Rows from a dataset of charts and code

— Begin —

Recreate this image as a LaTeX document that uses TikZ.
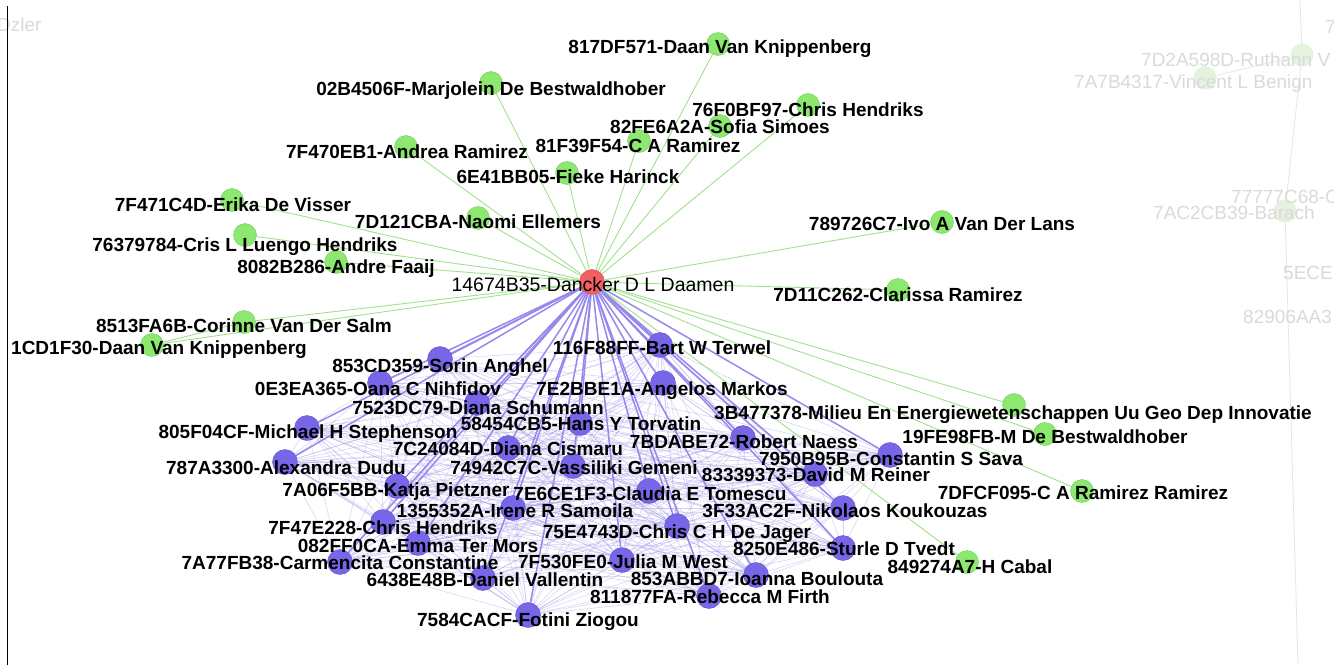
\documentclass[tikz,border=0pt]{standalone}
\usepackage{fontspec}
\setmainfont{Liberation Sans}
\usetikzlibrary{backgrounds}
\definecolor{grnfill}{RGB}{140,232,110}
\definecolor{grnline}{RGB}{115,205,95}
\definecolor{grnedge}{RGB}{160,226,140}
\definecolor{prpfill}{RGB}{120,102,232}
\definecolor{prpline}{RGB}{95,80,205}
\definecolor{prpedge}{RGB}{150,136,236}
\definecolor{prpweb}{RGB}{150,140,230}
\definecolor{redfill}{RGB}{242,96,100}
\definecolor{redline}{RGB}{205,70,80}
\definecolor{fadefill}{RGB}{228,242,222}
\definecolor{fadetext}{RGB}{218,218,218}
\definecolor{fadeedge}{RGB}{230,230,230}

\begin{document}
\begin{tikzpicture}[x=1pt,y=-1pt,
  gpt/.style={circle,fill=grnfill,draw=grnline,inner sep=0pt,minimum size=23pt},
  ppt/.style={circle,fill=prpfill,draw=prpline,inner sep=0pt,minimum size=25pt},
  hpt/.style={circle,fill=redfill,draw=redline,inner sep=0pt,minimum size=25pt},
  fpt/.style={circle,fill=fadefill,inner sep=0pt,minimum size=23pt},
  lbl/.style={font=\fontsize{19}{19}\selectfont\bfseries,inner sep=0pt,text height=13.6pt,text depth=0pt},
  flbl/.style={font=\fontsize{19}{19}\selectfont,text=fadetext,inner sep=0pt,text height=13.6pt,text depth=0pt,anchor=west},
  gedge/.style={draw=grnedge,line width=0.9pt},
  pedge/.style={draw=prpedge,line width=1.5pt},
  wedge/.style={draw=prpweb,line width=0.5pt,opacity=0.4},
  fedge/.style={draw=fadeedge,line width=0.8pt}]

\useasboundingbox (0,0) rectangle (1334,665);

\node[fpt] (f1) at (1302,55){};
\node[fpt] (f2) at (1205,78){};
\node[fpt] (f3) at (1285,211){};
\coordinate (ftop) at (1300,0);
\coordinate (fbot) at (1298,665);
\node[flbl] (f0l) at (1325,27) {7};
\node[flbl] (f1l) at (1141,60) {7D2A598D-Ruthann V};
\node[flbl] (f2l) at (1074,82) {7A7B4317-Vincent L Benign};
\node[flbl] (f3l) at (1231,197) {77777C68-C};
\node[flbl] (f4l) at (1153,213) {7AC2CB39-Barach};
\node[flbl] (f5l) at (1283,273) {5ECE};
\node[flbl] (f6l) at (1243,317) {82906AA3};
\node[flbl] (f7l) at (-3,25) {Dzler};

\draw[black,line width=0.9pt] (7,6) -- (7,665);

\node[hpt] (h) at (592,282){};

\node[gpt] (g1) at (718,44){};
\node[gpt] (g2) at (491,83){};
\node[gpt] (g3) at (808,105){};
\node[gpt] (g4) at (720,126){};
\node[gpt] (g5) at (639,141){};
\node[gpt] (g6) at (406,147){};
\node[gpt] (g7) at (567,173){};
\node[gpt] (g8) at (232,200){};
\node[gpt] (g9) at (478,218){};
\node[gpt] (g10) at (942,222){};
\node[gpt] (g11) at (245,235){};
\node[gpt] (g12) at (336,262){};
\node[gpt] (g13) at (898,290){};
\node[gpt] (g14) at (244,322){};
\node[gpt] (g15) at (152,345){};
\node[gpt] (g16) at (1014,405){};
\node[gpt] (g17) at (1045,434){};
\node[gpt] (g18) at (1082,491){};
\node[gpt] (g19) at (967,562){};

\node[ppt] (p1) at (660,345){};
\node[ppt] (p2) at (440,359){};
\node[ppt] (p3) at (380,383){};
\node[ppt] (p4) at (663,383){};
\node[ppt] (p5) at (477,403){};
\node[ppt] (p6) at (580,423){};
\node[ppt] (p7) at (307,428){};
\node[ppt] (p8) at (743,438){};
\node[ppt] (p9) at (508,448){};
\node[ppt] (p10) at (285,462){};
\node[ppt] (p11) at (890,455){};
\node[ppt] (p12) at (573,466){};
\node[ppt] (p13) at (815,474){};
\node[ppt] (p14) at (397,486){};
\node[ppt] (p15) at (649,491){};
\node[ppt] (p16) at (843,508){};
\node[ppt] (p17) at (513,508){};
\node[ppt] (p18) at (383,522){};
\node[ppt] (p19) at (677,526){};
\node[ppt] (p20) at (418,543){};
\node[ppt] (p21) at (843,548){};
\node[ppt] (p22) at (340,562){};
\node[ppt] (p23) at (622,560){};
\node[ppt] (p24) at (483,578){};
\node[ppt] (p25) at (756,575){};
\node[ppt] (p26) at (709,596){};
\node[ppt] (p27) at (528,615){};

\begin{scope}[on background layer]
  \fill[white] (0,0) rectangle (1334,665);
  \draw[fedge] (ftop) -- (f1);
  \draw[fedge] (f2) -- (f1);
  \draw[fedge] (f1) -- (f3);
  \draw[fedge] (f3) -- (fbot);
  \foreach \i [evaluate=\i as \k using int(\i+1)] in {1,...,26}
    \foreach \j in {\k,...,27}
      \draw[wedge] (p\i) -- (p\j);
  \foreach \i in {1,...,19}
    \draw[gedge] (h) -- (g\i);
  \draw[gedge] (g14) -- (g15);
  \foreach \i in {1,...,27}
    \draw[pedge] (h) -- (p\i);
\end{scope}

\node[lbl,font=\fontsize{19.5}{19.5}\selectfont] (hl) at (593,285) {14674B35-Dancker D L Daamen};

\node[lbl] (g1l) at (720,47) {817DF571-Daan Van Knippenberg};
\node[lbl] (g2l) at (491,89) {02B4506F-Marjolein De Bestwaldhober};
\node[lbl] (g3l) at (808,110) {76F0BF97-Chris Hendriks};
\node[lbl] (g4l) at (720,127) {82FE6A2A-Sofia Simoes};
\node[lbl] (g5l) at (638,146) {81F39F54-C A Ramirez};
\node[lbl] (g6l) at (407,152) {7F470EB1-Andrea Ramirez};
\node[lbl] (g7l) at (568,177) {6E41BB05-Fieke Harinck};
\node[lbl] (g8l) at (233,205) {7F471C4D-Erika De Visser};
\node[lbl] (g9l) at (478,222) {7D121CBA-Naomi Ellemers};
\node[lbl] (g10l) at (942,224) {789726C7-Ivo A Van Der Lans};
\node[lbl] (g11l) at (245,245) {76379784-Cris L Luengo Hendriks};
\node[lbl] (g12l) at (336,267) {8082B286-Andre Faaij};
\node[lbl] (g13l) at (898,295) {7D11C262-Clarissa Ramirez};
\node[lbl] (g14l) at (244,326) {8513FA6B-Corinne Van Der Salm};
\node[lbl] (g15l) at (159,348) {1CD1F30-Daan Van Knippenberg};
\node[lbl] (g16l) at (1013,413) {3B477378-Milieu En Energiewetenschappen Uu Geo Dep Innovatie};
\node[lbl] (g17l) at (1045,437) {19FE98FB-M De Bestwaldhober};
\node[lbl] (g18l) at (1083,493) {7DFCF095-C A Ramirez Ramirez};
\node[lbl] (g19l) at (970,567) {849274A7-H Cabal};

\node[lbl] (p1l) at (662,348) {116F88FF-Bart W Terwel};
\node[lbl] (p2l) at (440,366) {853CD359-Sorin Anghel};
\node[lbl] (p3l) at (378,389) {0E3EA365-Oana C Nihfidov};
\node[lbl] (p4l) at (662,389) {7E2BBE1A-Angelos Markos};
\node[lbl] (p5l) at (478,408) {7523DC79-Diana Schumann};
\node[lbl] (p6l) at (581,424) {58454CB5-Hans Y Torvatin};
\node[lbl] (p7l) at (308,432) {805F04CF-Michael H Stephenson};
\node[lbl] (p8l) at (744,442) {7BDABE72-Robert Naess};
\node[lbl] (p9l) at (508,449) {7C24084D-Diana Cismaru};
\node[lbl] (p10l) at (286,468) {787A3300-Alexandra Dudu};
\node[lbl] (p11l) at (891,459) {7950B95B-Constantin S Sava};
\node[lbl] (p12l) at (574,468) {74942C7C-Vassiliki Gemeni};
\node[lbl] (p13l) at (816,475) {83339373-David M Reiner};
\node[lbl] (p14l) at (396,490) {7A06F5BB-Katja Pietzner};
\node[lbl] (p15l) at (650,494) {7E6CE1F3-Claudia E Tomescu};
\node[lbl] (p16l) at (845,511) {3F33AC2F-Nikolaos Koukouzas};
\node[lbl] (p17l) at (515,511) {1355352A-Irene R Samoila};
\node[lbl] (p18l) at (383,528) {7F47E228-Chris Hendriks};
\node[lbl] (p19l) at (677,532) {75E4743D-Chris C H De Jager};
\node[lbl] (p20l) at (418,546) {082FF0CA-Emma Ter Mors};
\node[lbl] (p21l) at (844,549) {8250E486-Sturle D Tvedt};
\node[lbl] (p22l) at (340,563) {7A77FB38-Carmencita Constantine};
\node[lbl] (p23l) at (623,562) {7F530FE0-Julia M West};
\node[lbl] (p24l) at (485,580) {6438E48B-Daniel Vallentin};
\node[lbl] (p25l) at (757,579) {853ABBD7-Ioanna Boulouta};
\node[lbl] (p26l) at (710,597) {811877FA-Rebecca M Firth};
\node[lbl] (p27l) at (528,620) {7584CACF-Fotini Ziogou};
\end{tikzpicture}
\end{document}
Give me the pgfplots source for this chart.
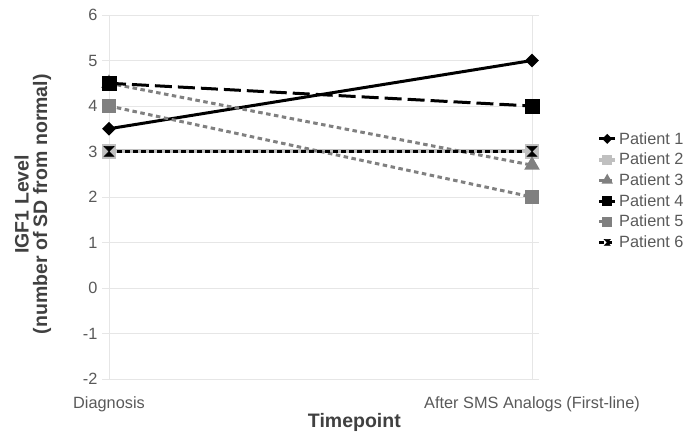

— End —

> TASK DETAILS
Going through the entries above, tally each line that has the word "this". Answer with the number only.

> FULL SOLUTION
2